When documenting software designs (in UML, of course) before, during, or after writing code, I don’t like to put too much detail in my models. By details, I mean exposing all public/protected/private data members and functions and all intra-member processing sequences within each class. I don’t like doing it for these reasons:

  • I don’t want to get stuck in a time-busting, endless analysis paralysis loop.
  • I don’t want a reviewer or reader to lose the essence of the design in a sea of unnecessary details that obscure the meaning and usefulness of the model.
  • I don’t want every little code change to require a model change – manual or automated.

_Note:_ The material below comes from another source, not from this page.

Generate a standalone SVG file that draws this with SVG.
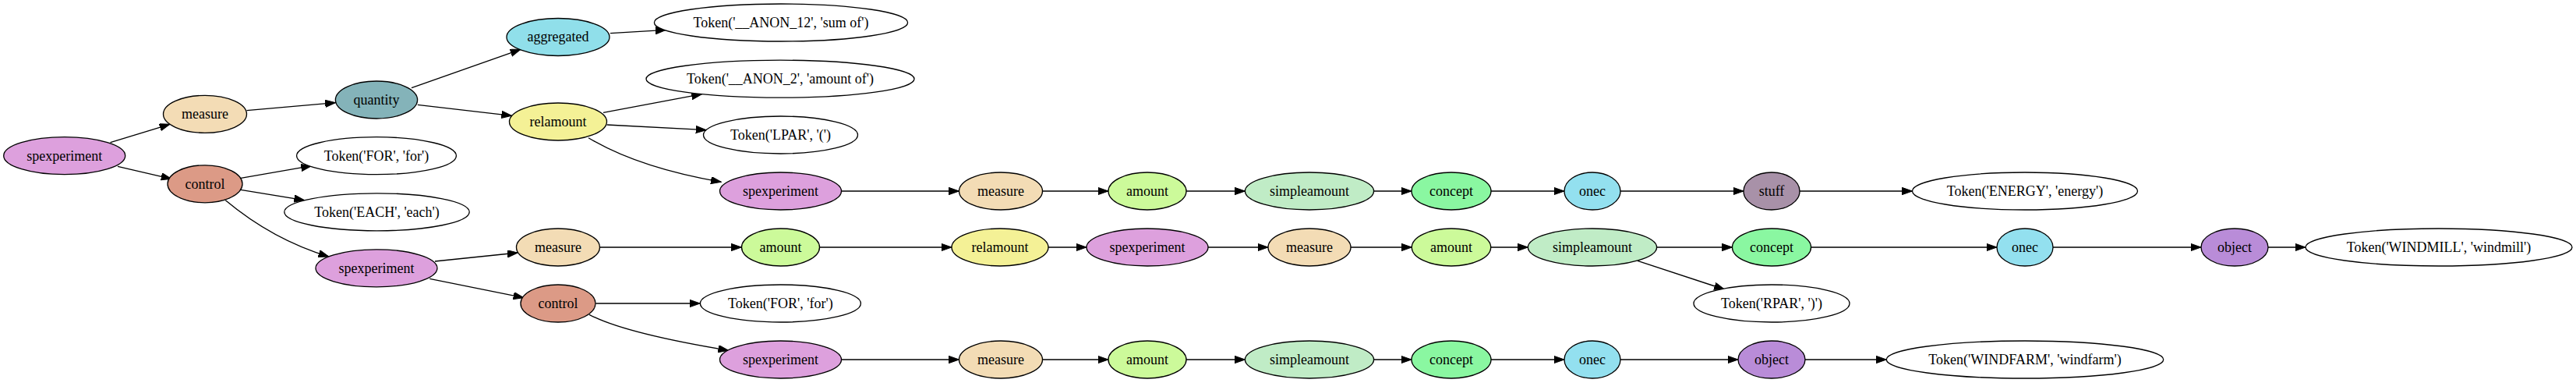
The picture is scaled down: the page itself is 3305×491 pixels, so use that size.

I direct my attention to the higher levels of abstraction, focusing on the layered structure of the whole. By “layered structure”, I mean the creation and identification of all the domain level classes and the next lower level, cross-cutting infrastructure and utility classes. More importantly, I zero in on all the relationships between the domain and infrastructure classes because the real power of a system, any system, emerges from the dynamic interactions between its constituent parts. Agonizing over the details within each class and neglecting the inter-class relationships for a non-trivial software system can lead to huge, incoherent, woeful classes and an unmaintainable downstream mess. D’oh!

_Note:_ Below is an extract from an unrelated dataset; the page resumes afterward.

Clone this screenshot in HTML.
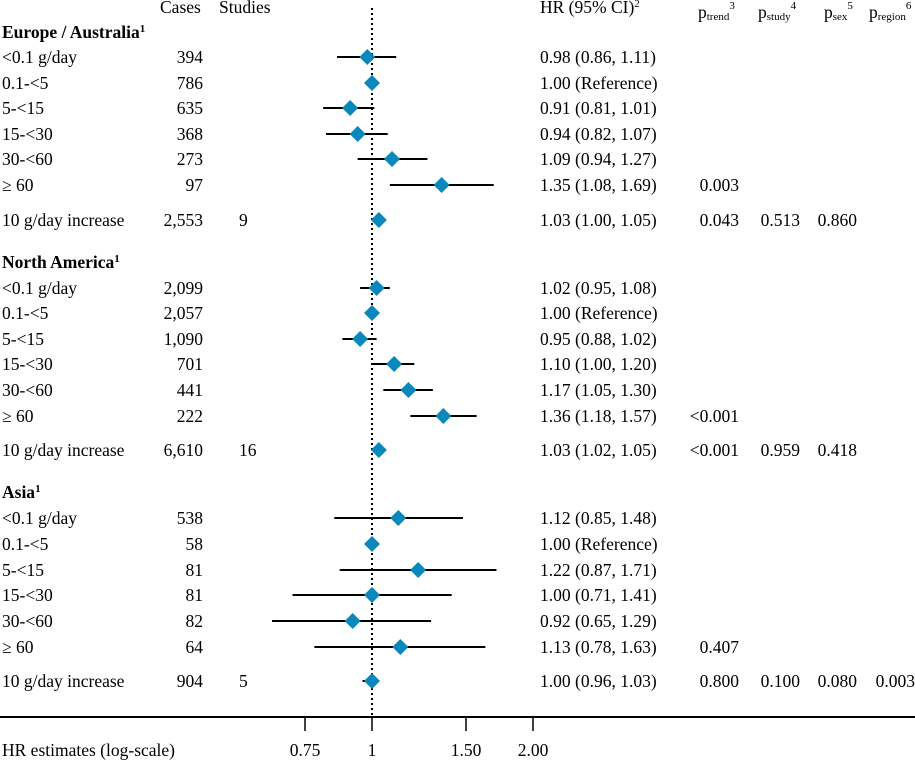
<!DOCTYPE html>
<html><head><meta charset="utf-8">
<style>
html,body{margin:0;padding:0;background:#fff;}
svg, svg text{font-family:"Liberation Serif","Times New Roman",serif;font-size:17.5px;}
svg tspan.s{font-size:11px;}
</style></head>
<body>
<svg id="s" width="915" height="760" xmlns="http://www.w3.org/2000/svg" font-family="Liberation Serif, serif">
<line x1="372" y1="8" x2="372" y2="717" stroke="#000" stroke-width="2" stroke-dasharray="2,3"/>
<line x1="0" y1="717" x2="915" y2="717" stroke="#000" stroke-width="2"/>
<g stroke="#000" stroke-width="1.5">
<line x1="305" y1="717" x2="305" y2="731"/><line x1="372" y1="717" x2="372" y2="731"/>
<line x1="466" y1="717" x2="466" y2="731"/><line x1="533" y1="717" x2="533" y2="731"/>
</g>
<text x="2" y="756">HR estimates (log-scale)</text>
<text x="305" y="756" text-anchor="middle">0.75</text>
<text x="372" y="756" text-anchor="middle">1</text>
<text x="466" y="756" text-anchor="middle">1.50</text>
<text x="533" y="756" text-anchor="middle">2.00</text>
<text x="160" y="13">Cases</text>
<text x="219" y="13">Studies</text>
<text x="540" y="13">HR (95% CI)<tspan class="s" dy="-6">2</tspan></text>
<text x="698" y="18">p<tspan class="s" dy="2">trend</tspan><tspan class="s" dy="-11">3</tspan></text>
<text x="758" y="18">p<tspan class="s" dy="2">study</tspan><tspan class="s" dy="-11">4</tspan></text>
<text x="824" y="18">p<tspan class="s" dy="2">sex</tspan><tspan class="s" dy="-11">5</tspan></text>
<text x="869" y="18">p<tspan class="s" dy="2">region</tspan><tspan class="s" dy="-11">6</tspan></text>
<g id="g"></g>
</svg>
<script>
var g=document.getElementById('g'),h='';
function X(v){return 372+232*Math.log(v);}
function T(x,y,t,a,extra){h+='<text x="'+x+'" y="'+y+'"'+(a?' text-anchor="'+a+'"':'')+(extra||'')+'>'+t+'</text>';}
var sections=[
 {name:'Europe / Australia',y:32,rows:[
  ['&lt;0.1 g/day','394',0.98,0.86,1.11,'0.98 (0.86, 1.11)'],
  ['0.1-&lt;5','786',1,null,null,'1.00 (Reference)'],
  ['5-&lt;15','635',0.91,0.81,1.01,'0.91 (0.81, 1.01)'],
  ['15-&lt;30','368',0.94,0.82,1.07,'0.94 (0.82, 1.07)'],
  ['30-&lt;60','273',1.09,0.94,1.27,'1.09 (0.94, 1.27)'],
  ['≥ 60','97',1.35,1.08,1.69,'1.35 (1.08, 1.69)','0.003']],
  ys:[57,83,108,134,159,185],inc:[220,'2,553','9',1.03,1.00,1.05,'1.03 (1.00, 1.05)','0.043','0.513','0.860','']},
 {name:'North America',y:262,rows:[
  ['&lt;0.1 g/day','2,099',1.02,0.95,1.08,'1.02 (0.95, 1.08)'],
  ['0.1-&lt;5','2,057',1,null,null,'1.00 (Reference)'],
  ['5-&lt;15','1,090',0.95,0.88,1.02,'0.95 (0.88, 1.02)'],
  ['15-&lt;30','701',1.10,1.00,1.20,'1.10 (1.00, 1.20)'],
  ['30-&lt;60','441',1.17,1.05,1.30,'1.17 (1.05, 1.30)'],
  ['≥ 60','222',1.36,1.18,1.57,'1.36 (1.18, 1.57)','&lt;0.001']],
  ys:[288,313,339,364,390,416],inc:[450,'6,610','16',1.03,1.02,1.05,'1.03 (1.02, 1.05)','&lt;0.001','0.959','0.418','']},
 {name:'Asia',y:492,rows:[
  ['&lt;0.1 g/day','538',1.12,0.85,1.48,'1.12 (0.85, 1.48)'],
  ['0.1-&lt;5','58',1,null,null,'1.00 (Reference)'],
  ['5-&lt;15','81',1.22,0.87,1.71,'1.22 (0.87, 1.71)'],
  ['15-&lt;30','81',1.00,0.71,1.41,'1.00 (0.71, 1.41)'],
  ['30-&lt;60','82',0.92,0.65,1.29,'0.92 (0.65, 1.29)'],
  ['≥ 60','64',1.13,0.78,1.63,'1.13 (0.78, 1.63)','0.407']],
  ys:[518,544,570,595,621,647],inc:[681,'904','5',1.00,0.96,1.03,'1.00 (0.96, 1.03)','0.800','0.100','0.080','0.003']}
];
function dia(v,lo,hi,y){
 if(lo!=null)h+='<line x1="'+X(lo)+'" y1="'+y+'" x2="'+X(hi)+'" y2="'+y+'" stroke="#000" stroke-width="2"/>';
 var x=X(v);h+='<polygon points="'+x+','+(y-8)+' '+(x+8)+','+y+' '+x+','+(y+8)+' '+(x-8)+','+y+'" fill="#0a88bb"/>';
}
sections.forEach(function(s){
 T(2,s.y+6,s.name+'<tspan class="s" dy="-6">1</tspan>',null,' font-weight="bold"');
 s.rows.forEach(function(r,i){var y=s.ys[i],ty=y+6;
  T(2,ty,r[0]);T(203,ty,r[1],'end');T(540,ty,r[5]);if(r[6])T(739,ty,r[6],'end');
  dia(r[2],r[3],r[4],y);});
 var c=s.inc,ty=c[0]+6;
 T(2,ty,'10 g/day increase');T(203,ty,c[1],'end');T(239,ty,c[2]);T(540,ty,c[6]);
 T(739,ty,c[7],'end');T(800,ty,c[8],'end');T(857,ty,c[9],'end');if(c[10])T(915,ty,c[10],'end');
 dia(c[3],c[4],c[5],c[0]);
});
g.innerHTML=h;
</script>
</body></html>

How about you? What personal guidelines do you try to stick to when modeling your software designs? What, you don’t “do documentation“? If you’re looking to move up the value chain and become more worthy to your employer and (more importantly) to yourself, I recommend that you continuously learn how to become a better, “light” documenter of your creations. But hey, don’t believe a word I say because I don’t have any authority-approved credentials/titles and I like to make things up.